Recorded information.

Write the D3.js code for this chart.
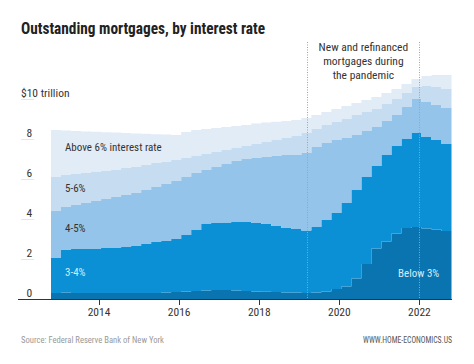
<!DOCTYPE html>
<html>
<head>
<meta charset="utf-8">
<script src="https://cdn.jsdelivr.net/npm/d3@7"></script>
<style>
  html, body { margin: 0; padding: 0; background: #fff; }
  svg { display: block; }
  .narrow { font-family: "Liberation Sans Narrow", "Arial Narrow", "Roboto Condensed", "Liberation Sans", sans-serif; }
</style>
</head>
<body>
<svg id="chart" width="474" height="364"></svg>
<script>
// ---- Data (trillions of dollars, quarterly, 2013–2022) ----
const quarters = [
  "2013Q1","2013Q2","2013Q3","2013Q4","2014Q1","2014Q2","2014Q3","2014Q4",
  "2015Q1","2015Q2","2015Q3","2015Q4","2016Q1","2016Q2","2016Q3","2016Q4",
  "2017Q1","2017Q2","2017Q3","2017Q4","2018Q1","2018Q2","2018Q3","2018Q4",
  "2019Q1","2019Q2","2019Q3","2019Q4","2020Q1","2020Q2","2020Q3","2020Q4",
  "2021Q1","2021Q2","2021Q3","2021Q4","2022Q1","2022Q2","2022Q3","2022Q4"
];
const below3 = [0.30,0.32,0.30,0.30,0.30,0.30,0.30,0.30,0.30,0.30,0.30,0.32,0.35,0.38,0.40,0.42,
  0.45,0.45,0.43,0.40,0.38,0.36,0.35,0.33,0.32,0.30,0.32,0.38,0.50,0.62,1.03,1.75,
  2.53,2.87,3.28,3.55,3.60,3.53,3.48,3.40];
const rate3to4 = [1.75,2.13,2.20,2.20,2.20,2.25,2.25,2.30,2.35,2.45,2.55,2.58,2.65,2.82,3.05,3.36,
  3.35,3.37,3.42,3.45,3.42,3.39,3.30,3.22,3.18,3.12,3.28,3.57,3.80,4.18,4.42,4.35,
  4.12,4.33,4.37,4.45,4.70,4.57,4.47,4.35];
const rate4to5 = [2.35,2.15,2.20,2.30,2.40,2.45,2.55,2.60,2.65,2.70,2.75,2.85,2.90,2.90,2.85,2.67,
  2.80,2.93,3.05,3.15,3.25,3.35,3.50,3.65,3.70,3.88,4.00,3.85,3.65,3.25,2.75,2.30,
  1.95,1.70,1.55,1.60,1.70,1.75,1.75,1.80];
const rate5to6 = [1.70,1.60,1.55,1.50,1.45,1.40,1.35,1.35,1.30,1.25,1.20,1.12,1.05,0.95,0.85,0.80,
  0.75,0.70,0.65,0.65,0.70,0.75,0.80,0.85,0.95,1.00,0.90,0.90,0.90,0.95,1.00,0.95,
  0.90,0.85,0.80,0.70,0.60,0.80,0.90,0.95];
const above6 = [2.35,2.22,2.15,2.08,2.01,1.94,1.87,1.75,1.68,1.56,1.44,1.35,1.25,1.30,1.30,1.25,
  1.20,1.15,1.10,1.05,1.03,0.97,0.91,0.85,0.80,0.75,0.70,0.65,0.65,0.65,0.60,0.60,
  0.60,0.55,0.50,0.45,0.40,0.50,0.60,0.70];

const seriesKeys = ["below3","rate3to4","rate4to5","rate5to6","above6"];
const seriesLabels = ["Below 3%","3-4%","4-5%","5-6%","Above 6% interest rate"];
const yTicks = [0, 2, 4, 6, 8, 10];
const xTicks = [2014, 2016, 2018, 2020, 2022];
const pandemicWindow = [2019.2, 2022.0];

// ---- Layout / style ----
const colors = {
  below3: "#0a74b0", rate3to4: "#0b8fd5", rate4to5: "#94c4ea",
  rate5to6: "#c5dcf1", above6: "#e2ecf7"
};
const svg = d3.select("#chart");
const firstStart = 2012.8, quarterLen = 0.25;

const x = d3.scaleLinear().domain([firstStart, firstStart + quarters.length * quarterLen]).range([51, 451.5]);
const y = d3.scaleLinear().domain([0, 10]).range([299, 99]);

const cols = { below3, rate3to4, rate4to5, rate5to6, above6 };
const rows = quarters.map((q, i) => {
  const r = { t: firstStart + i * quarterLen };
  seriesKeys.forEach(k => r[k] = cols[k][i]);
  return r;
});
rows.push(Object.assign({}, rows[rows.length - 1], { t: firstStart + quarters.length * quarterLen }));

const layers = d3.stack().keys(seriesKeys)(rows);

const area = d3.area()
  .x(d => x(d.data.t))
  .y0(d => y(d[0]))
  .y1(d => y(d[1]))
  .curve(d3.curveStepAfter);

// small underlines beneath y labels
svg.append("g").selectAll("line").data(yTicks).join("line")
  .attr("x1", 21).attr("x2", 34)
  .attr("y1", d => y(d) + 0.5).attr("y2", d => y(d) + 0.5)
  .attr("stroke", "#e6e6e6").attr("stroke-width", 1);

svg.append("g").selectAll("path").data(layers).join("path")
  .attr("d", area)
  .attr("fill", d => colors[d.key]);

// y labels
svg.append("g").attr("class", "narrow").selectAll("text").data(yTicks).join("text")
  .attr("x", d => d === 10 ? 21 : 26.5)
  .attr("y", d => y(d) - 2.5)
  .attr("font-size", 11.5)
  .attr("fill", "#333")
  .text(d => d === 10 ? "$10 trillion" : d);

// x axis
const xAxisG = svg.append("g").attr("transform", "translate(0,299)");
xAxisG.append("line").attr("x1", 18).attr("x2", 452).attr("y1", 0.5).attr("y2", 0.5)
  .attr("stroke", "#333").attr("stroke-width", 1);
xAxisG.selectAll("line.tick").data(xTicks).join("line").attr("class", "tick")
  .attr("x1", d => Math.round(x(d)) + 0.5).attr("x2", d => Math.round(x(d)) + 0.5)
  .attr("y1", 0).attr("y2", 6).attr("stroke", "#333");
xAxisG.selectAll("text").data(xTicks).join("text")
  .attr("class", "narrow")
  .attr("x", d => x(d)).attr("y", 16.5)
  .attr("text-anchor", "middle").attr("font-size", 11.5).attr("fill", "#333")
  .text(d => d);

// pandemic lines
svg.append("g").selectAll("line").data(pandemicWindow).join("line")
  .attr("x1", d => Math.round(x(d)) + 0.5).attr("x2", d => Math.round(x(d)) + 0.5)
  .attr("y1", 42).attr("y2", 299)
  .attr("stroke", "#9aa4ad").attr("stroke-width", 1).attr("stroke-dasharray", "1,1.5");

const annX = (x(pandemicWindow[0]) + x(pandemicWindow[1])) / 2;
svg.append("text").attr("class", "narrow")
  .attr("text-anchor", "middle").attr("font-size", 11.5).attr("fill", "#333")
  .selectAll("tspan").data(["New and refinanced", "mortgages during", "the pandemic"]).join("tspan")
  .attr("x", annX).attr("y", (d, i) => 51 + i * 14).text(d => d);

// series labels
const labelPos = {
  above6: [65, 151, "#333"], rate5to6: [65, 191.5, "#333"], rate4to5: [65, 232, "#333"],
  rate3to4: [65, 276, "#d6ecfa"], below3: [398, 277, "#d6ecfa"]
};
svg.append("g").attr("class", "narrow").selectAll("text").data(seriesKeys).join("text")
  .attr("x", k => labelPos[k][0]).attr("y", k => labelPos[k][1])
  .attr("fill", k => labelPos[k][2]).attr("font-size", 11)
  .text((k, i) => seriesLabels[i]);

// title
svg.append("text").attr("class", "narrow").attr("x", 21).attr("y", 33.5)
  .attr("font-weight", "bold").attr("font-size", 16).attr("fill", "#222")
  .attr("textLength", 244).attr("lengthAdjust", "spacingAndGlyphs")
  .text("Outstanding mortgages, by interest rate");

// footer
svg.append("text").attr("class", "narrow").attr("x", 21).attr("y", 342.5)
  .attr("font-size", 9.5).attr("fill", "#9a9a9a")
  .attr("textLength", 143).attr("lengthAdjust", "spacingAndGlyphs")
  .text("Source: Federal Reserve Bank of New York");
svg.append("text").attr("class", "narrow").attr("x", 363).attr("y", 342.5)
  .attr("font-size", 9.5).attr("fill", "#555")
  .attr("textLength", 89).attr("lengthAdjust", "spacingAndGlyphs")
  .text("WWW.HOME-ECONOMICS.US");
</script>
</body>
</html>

Do this. Search the data for "chart". Copy every line that has it.

Answer to the exercise.
Write the D3.js code for this chart.
<svg id="chart" width="474" height="364"></svg>
const svg = d3.select("#chart");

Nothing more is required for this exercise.